>> BEGIN
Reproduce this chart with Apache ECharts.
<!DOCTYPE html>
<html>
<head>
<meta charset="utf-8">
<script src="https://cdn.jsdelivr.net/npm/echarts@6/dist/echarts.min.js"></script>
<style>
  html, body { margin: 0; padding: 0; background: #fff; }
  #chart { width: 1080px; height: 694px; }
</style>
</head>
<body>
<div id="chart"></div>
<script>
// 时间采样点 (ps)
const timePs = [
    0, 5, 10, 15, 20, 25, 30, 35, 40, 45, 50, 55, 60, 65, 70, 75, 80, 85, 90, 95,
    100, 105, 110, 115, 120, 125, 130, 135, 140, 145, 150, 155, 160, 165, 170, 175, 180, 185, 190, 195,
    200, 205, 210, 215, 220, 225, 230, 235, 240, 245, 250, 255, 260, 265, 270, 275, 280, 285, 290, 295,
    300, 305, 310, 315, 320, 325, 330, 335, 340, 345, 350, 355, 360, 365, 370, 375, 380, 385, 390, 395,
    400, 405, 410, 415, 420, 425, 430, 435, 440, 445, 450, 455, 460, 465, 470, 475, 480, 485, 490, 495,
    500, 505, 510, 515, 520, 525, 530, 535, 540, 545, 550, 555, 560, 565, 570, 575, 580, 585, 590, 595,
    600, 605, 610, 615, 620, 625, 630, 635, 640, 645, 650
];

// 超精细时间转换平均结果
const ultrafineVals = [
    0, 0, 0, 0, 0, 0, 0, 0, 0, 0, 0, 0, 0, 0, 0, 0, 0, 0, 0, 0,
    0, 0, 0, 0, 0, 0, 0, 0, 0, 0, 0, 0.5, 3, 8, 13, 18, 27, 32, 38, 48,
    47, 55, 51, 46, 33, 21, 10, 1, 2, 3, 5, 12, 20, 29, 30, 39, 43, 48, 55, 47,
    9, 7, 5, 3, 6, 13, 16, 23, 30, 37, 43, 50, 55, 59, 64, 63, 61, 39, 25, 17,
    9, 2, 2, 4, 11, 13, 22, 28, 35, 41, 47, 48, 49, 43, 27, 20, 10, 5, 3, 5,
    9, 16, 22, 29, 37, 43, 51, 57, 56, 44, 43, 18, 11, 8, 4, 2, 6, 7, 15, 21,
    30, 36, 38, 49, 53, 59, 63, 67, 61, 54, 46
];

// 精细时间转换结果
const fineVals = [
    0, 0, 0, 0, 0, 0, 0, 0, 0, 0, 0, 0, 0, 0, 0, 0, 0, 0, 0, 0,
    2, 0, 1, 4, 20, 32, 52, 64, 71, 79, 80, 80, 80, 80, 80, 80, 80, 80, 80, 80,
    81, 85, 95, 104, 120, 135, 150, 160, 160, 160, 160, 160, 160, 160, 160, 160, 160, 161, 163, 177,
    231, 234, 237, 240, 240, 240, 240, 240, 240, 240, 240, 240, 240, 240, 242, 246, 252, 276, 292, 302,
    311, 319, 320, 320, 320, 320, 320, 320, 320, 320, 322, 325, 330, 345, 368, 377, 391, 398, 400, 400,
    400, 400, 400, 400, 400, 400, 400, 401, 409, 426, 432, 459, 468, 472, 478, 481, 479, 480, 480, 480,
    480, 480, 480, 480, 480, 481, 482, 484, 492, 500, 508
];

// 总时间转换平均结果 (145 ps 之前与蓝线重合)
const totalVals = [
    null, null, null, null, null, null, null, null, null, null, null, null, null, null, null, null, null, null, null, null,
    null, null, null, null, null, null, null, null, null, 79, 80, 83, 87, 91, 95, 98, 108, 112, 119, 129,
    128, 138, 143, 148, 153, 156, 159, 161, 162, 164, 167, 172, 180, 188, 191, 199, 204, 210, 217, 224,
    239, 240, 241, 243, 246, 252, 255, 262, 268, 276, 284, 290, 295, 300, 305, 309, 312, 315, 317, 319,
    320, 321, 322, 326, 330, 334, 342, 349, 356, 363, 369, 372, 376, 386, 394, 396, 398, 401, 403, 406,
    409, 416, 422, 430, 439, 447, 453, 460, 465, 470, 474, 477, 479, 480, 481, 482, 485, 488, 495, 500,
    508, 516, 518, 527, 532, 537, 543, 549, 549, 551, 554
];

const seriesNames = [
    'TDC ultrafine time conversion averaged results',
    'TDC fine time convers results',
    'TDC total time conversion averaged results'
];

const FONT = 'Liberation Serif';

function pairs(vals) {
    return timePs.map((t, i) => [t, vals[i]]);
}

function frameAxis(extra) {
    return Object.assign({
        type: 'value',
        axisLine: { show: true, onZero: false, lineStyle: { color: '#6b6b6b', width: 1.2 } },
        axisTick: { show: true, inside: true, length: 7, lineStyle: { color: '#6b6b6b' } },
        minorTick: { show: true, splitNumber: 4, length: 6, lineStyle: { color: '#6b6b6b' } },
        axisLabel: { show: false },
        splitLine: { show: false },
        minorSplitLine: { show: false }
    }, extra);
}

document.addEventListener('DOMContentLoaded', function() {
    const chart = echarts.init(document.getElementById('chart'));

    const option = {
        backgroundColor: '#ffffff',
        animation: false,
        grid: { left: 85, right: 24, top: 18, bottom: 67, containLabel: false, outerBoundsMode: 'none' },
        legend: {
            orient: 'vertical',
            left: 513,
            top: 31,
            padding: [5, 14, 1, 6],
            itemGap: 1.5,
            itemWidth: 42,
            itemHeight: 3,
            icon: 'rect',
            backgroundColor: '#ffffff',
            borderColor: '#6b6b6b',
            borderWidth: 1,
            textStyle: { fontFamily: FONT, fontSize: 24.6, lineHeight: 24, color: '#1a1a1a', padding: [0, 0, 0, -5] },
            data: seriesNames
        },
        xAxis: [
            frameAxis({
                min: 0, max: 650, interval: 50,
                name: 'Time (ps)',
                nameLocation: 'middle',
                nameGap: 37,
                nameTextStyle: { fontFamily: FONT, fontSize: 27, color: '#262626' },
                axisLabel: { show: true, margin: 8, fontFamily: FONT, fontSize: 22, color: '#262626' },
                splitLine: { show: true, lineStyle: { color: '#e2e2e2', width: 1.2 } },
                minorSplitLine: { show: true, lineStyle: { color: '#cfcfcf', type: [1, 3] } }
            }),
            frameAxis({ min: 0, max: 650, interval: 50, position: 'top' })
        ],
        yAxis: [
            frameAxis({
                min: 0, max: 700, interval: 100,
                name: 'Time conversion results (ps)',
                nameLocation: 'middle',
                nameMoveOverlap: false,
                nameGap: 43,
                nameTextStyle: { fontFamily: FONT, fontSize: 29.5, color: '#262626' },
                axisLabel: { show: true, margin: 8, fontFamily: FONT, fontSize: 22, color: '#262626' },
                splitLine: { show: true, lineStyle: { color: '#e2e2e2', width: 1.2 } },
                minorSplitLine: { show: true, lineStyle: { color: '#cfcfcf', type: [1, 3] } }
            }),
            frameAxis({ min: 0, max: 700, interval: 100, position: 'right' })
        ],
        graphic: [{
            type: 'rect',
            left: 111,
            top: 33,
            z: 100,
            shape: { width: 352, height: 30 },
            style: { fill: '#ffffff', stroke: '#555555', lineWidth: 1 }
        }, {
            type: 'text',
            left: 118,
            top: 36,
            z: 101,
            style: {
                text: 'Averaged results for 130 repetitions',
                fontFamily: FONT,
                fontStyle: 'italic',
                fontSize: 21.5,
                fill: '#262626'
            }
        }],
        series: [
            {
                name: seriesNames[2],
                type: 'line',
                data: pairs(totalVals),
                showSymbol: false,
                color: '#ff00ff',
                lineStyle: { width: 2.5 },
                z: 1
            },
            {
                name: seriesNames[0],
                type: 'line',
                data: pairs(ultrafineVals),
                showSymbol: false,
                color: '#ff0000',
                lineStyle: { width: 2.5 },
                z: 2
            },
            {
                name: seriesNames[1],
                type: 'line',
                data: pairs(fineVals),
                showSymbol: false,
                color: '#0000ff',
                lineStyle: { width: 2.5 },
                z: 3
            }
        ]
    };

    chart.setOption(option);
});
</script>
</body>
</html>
>> END
>> BEGIN
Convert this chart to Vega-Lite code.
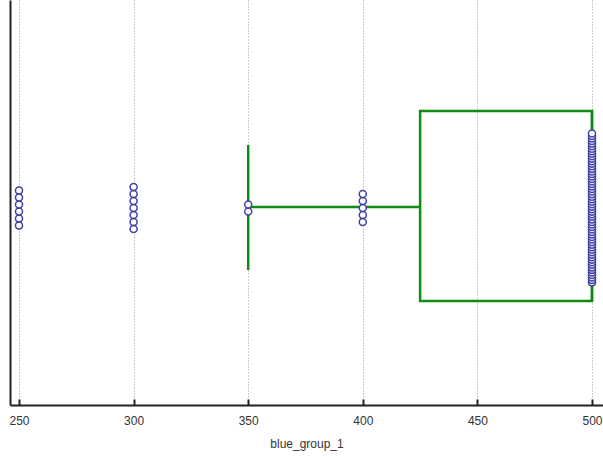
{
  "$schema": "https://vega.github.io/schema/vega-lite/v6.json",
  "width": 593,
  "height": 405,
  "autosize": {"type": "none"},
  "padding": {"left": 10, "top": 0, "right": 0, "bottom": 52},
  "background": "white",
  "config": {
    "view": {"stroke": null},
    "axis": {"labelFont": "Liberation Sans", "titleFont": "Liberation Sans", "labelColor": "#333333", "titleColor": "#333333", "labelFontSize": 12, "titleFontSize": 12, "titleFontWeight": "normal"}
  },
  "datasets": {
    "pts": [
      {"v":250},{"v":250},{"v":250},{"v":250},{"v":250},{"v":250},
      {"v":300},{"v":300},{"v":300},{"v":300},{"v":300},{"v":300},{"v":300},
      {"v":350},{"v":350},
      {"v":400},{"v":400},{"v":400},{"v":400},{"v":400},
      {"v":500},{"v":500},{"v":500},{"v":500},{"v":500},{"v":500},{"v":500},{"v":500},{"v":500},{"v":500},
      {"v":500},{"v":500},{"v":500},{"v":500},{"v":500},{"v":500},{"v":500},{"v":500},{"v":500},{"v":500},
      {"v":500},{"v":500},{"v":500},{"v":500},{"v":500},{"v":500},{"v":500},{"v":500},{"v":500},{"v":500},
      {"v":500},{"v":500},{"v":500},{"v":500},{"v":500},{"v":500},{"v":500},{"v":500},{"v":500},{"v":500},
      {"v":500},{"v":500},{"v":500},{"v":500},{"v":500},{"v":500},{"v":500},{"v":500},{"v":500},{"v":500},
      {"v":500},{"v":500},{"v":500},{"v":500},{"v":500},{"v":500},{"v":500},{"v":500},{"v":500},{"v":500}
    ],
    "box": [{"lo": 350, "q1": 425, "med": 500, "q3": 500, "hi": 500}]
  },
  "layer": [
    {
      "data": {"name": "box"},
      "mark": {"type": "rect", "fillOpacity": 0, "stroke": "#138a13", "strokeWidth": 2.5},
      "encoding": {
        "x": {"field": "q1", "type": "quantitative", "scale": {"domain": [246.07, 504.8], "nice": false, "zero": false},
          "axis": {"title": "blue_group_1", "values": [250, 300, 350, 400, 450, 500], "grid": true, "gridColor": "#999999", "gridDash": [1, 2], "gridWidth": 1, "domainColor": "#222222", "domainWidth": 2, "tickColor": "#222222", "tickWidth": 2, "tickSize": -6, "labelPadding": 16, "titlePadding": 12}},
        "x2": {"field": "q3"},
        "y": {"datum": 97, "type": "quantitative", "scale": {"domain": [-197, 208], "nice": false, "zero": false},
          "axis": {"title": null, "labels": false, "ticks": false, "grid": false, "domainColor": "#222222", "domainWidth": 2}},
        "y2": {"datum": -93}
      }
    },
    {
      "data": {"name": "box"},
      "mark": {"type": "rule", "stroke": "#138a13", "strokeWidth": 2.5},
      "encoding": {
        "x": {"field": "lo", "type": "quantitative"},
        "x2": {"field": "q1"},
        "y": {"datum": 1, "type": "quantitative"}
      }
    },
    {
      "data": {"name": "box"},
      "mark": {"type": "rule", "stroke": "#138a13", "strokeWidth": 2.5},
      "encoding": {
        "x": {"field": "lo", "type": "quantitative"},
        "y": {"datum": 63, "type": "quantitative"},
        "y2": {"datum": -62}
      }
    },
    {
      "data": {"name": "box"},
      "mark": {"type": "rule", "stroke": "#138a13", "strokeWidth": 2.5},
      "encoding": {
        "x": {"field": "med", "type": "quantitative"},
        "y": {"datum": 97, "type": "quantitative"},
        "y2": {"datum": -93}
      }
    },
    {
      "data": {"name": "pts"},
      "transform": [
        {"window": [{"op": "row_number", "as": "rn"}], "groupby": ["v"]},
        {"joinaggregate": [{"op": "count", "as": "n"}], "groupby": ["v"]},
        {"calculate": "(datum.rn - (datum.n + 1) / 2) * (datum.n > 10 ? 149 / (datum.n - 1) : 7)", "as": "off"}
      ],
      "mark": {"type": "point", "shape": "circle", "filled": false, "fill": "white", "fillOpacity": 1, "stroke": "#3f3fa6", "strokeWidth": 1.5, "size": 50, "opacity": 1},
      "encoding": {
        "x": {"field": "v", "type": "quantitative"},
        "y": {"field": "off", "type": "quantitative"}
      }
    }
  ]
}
>> END
>> BEGIN
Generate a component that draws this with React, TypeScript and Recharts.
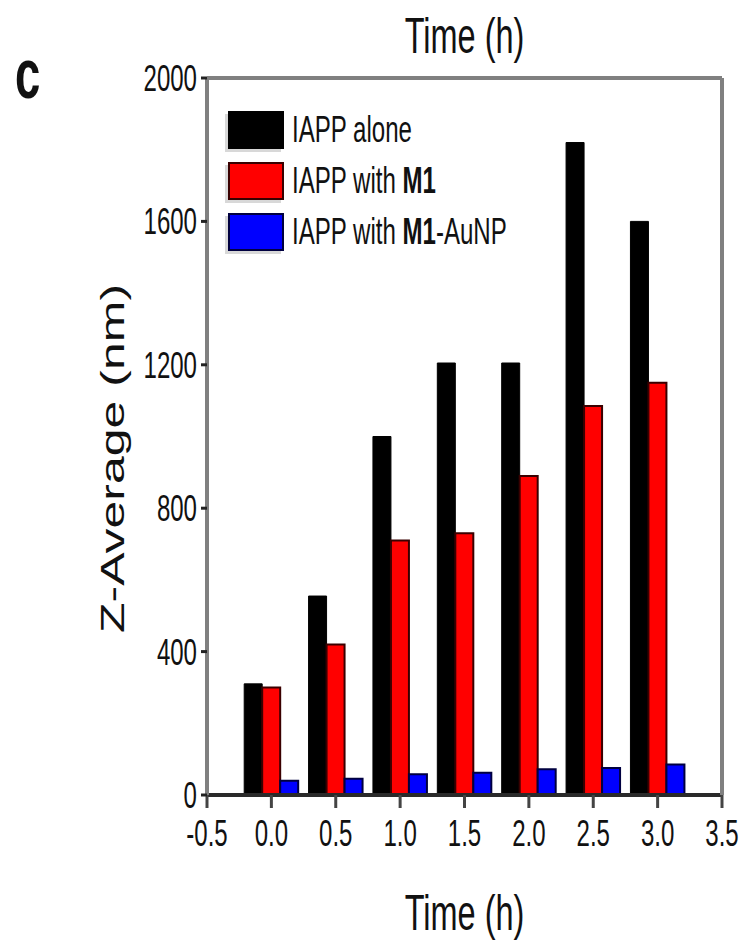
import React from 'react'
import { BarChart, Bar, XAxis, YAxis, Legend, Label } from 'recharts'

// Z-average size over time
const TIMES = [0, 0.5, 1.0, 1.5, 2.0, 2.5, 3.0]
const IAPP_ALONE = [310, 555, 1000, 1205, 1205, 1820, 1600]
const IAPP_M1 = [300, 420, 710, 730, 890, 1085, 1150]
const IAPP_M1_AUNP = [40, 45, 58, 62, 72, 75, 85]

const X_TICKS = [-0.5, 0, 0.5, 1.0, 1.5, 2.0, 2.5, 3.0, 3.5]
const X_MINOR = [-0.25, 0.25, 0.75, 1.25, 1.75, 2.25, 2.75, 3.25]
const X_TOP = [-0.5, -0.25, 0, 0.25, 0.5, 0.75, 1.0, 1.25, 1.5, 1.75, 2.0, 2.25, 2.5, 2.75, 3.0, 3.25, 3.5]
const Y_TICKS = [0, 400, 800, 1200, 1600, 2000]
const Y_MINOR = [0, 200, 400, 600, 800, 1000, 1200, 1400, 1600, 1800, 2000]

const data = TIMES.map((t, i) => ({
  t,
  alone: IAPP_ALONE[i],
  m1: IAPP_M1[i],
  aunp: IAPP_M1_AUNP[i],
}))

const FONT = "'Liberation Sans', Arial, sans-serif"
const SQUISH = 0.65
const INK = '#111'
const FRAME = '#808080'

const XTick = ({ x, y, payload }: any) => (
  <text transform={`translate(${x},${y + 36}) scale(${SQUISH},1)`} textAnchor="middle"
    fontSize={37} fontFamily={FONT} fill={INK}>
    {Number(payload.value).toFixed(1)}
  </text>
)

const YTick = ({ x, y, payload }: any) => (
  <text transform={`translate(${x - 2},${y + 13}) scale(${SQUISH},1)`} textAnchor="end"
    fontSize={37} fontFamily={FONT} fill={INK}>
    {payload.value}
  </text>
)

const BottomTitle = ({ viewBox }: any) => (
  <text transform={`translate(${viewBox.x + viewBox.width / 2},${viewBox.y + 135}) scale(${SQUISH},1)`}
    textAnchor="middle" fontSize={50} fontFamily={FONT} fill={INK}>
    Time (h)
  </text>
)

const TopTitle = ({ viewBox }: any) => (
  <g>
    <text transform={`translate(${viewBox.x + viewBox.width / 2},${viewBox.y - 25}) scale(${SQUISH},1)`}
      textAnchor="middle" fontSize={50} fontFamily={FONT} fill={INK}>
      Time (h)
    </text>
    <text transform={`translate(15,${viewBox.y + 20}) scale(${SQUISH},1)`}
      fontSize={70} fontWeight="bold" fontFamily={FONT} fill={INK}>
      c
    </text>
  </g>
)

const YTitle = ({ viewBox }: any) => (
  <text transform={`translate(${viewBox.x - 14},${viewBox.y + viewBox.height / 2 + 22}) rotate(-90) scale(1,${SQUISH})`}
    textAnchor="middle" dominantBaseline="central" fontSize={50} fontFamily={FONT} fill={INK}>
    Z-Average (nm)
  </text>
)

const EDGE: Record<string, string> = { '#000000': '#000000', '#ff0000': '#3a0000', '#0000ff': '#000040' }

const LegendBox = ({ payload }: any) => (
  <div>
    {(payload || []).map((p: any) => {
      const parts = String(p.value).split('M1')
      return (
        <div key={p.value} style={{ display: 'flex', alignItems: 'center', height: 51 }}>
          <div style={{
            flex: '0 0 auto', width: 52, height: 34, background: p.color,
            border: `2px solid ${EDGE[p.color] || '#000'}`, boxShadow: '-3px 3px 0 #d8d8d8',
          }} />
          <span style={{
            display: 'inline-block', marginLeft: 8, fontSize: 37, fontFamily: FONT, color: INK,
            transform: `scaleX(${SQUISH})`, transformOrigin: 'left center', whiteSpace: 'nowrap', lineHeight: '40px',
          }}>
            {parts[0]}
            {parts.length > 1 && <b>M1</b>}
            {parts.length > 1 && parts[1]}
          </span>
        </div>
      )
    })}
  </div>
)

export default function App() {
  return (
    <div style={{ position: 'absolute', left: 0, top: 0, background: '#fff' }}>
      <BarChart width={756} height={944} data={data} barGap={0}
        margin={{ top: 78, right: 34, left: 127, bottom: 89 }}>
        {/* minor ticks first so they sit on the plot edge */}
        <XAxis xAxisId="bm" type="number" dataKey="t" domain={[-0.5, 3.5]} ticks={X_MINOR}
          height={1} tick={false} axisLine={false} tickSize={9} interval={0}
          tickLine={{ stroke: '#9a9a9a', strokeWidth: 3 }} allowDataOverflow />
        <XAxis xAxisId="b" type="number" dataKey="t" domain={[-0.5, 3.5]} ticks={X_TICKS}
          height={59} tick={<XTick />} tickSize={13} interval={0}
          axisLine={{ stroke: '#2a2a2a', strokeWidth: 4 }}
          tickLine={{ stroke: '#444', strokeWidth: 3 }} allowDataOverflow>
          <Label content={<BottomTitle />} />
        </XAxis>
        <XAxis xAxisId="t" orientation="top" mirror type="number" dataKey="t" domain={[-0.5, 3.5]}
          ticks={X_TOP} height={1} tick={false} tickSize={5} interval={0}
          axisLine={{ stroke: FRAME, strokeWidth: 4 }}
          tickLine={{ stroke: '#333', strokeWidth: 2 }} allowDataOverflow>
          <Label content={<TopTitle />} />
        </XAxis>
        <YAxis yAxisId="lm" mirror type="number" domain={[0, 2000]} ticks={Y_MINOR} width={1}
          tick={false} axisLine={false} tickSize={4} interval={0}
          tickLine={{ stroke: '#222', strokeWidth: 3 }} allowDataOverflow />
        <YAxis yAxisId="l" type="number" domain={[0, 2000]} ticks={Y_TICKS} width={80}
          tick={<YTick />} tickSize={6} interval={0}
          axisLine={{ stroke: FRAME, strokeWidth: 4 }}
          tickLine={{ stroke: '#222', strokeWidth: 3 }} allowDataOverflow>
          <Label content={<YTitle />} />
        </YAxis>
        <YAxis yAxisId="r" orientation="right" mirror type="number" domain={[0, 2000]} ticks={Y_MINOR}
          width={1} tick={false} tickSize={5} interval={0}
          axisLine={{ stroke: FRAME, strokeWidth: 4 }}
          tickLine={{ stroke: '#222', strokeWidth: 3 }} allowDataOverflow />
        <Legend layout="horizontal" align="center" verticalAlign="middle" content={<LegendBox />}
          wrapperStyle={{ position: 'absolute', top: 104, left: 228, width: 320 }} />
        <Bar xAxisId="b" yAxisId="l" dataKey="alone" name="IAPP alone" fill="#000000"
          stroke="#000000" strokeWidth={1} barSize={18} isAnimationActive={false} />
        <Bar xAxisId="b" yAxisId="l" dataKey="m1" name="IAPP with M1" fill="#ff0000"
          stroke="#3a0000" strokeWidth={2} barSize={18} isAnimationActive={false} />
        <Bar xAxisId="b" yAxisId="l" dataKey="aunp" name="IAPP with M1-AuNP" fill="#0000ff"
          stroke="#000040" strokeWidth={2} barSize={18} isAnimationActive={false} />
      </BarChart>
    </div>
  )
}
>> END
**What to work on:** From the listing above, repeat only the lines between the line containing "Generate a component" and the line containing "const IAPP_M1_AUNP = [40, 45, 58, 62, 72, 75, 85]", those two included. Pictures are not part of the copy.

**Result of this task:**
Generate a component that draws this with React, TypeScript and Recharts.
import React from 'react'
import { BarChart, Bar, XAxis, YAxis, Legend, Label } from 'recharts'

// Z-average size over time
const TIMES = [0, 0.5, 1.0, 1.5, 2.0, 2.5, 3.0]
const IAPP_ALONE = [310, 555, 1000, 1205, 1205, 1820, 1600]
const IAPP_M1 = [300, 420, 710, 730, 890, 1085, 1150]
const IAPP_M1_AUNP = [40, 45, 58, 62, 72, 75, 85]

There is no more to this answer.